Tego zdania jest Wielkopolska Kurator Oświaty. Bo nauczyciela obowiązuje 40-godzinowy tydzień pracy. To co będzie robił przez te godziny, jeśli nie będzie zajęć pozalekcyjnych i wycieczek? “To, co do tej pory robiliśmy w domu i nam za to nie płacono” – odpowiadają nauczyciele.
Włoski strajk – zwany też polskim – polega na tym, że pracownicy nie przerywają pracy i nadal ją wykonują,. ale czynią to w sposób przesadnie dokładny i drobiazgowy, trzymając się wszystkich obowiązujących zasad. To bardzo często skuteczniej blokuje działanie firmy, w której pracują, niż strajk tradycyjny, polegający na odejściu od miejsc pracy. przy okazji tez pozwala pokazać wiele absurdów funkcjonujących w danym zawodzie.
I tak właśnie zamierzają protestować nauczyciele – członkowie Związku Nauczycielstwa Polskiego od 15 października. Będą wykonywać wyłącznie swoje statutowe zadania. Zajęć dodatkowych czy wycieczek nie będzie. Protest poparło prawie 230 tys. pedagogów, a to ponad 55 proc. wszystkich nauczycieli.
Radio Poznań postanowiło zapytać o opinię w tej sprawie Elżbietę Leszczyńską, Wielkopolską Kurator Oświaty w Poznaniu. Pani kurator cieszy się, że lekcje będą się odbywały, ale ma wątpliwości. Bo jej zdaniem, skoro tydzień pracy pedagoga liczy 40 godzin, 18 godzin to lekcje – to co nauczyciel będzie robił przez pozostałe 22 godziny, jeśli nie będzie prowadził dodatkowych zajęć? Powinien wykonywać swoją pracę, ale skoro nie poprowadzi kółka ani nie pojedzie na wycieczkę – to co będzie robił i jak się z tego wytłumaczy, gdy będzie chciał wynagrodzenie za te właśnie godziny? Jej zdaniem można mieć wątpliwości co do znajomości prawa wśród nauczycieli, bo przecież są przepisy, które nakładają na nich wiele wiele obowiązków. Nauczyciele powinni się więc zastanowić nad tym, czy przez udział w strajku nie stracą finansowo.
Podejście pani kurator i jej opinia prawna zdziwiła bardzo samych nauczycieli.

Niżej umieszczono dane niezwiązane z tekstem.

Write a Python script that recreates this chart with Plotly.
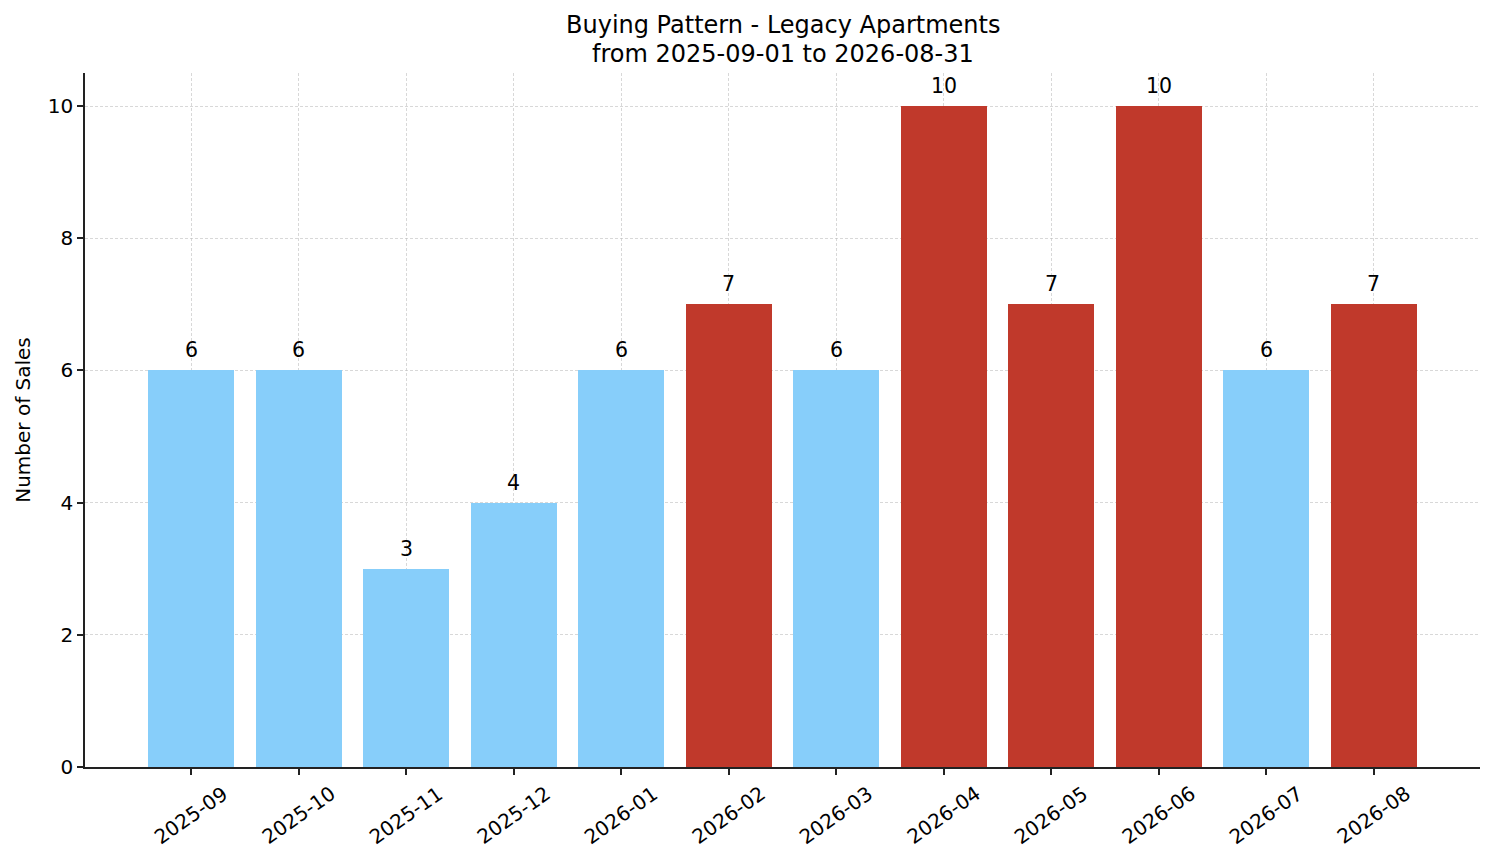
import plotly.graph_objects as go

# Monthly sales, Legacy Apartments
months = ['2025-09', '2025-10', '2025-11', '2025-12', '2026-01', '2026-02',
          '2026-03', '2026-04', '2026-05', '2026-06', '2026-07', '2026-08']
sales = [6, 6, 3, 4, 6, 7, 6, 10, 7, 10, 6, 7]
y_ticks = [0, 2, 4, 6, 8, 10]
title_lines = ['Buying Pattern - Legacy Apartments', 'from 2025-09-01 to 2026-08-31']

BLUE = '#87CEFA'
RED = '#C0392B'
FONT = 'DejaVu Sans'

# months above 6 sales shown in red
colors = [RED if s > 6 else BLUE for s in sales]
idx = list(range(len(months)))

fig = go.Figure()
fig.add_trace(go.Bar(x=idx, y=sales, width=0.8,
                     marker=dict(color=colors, line=dict(width=0)),
                     hoverinfo='skip'))

# value labels over the bars
for i, s in zip(idx, sales):
    fig.add_annotation(x=i, y=s, xref='x', yref='y', yanchor='bottom', yshift=6,
                       text=str(s), showarrow=False,
                       font=dict(family=FONT, size=20.5, color='black'))

# rotated, centred month labels (matplotlib style)
for i, m in zip(idx, months):
    fig.add_annotation(x=i, y=0, xref='x', yref='paper', yanchor='middle', yshift=-48,
                       text=m, textangle=-35, showarrow=False,
                       font=dict(family=FONT, size=20, color='black'))

# two-line title
for k, line in enumerate(title_lines):
    fig.add_annotation(x=0.5, y=1, xref='paper', yref='paper', yanchor='middle',
                       yshift=48 - 29 * k, text=line, showarrow=False,
                       font=dict(family=FONT, size=24, color='black'))

grid = dict(showgrid=True, gridcolor='rgba(190,190,190,0.6)', griddash='3px,2px', gridwidth=1)
axis = dict(ticks='outside', ticklen=6, tickcolor='#222', tickwidth=1.5,
            showline=True, linecolor='#222', linewidth=1.5,
            zeroline=False, automargin=False)

# page has an 8px body margin, so the figure is a little smaller than the window
fig.update_layout(
    width=1486, height=855,
    margin=dict(l=77, r=14, t=65, b=96),
    plot_bgcolor='white', paper_bgcolor='white',
    showlegend=False, bargap=0,
    font=dict(family=FONT, size=20, color='black'),
)
fig.update_xaxes(range=[-0.99, 11.99], tickvals=idx, showticklabels=False, **grid, **axis)
fig.update_yaxes(range=[0, 10.5], tickvals=y_ticks, **grid, **axis,
                 title=dict(text='Number of Sales', font=dict(family=FONT, size=20), standoff=12),
                 tickfont=dict(family=FONT, size=20))

fig.write_html('out.html')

– Przecież kto jak kto, ale kurator powinna wiedzieć, ile pracy ma nauczyciel poza prowadzeniem lekcji i kółek, i to pracy, za którą dotąd nikt nam nie płacił – zwraca uwagę Maria, nauczycielka w jednej ze szkół pod Poznaniem. – Wymienię tylko kilka: organizacja konkursów różnego rodzaju, które się zazwyczaj odbywają w weekendy. Taki konkurs trzeba przecież przygotować, to się samo nie robi, a potem poprowadzić. Nauczyciele mają też obowiązek sporządzania sprawozdań z pracy dydaktycznej. Robimy to najczęściej w domach, wieczorami, po sprawdzeniu setek sprawdzianów, czyli tak naprawdę w naszym wolnym czasie, bo w szkole nie ma kiedy. A to praca, która naprawdę zabiera wiele godzin. No są jeszcze działania bardziej administracyjne, jak choćby inwentaryzacja sprzętu w klasach czy bibliotecznych zbiorów, bo przecież jedna bibliotekarka tego nie jest w stanie zrobić. Wiele materiałów dydaktycznych nauczyciel wykonuje samodzielnie, bo nie ma na nie pieniędzy w budżecie szkoły, papier do kserokopiarki kupuje za własne pieniądze, by odbić testy dla uczniów. I tak dalej, i tak dalej. Teraz wszystkie te zadania, które mamy w obowiązkach, będziemy wykonywać właśnie w czasie pracy. Tak jak to powinno być.
Przypomnijmy, że nauczyciele nadal walczą o podwyżki oraz o zmniejszenie biurokracji obowiązującej placówki oświatowe. Ich zdaniem podwyżki, które otrzymali, są za małe i nie mają nic wspólnego z tym, co im obiecano. ZNP zbiera też podpisy pod obywatelskim projektem ustawy, w którym nauczyciel dyplomowany miałby zagwarantowaną pensje w wysokości średniej krajowej. Po wyborach projekt trafi do Sejmu.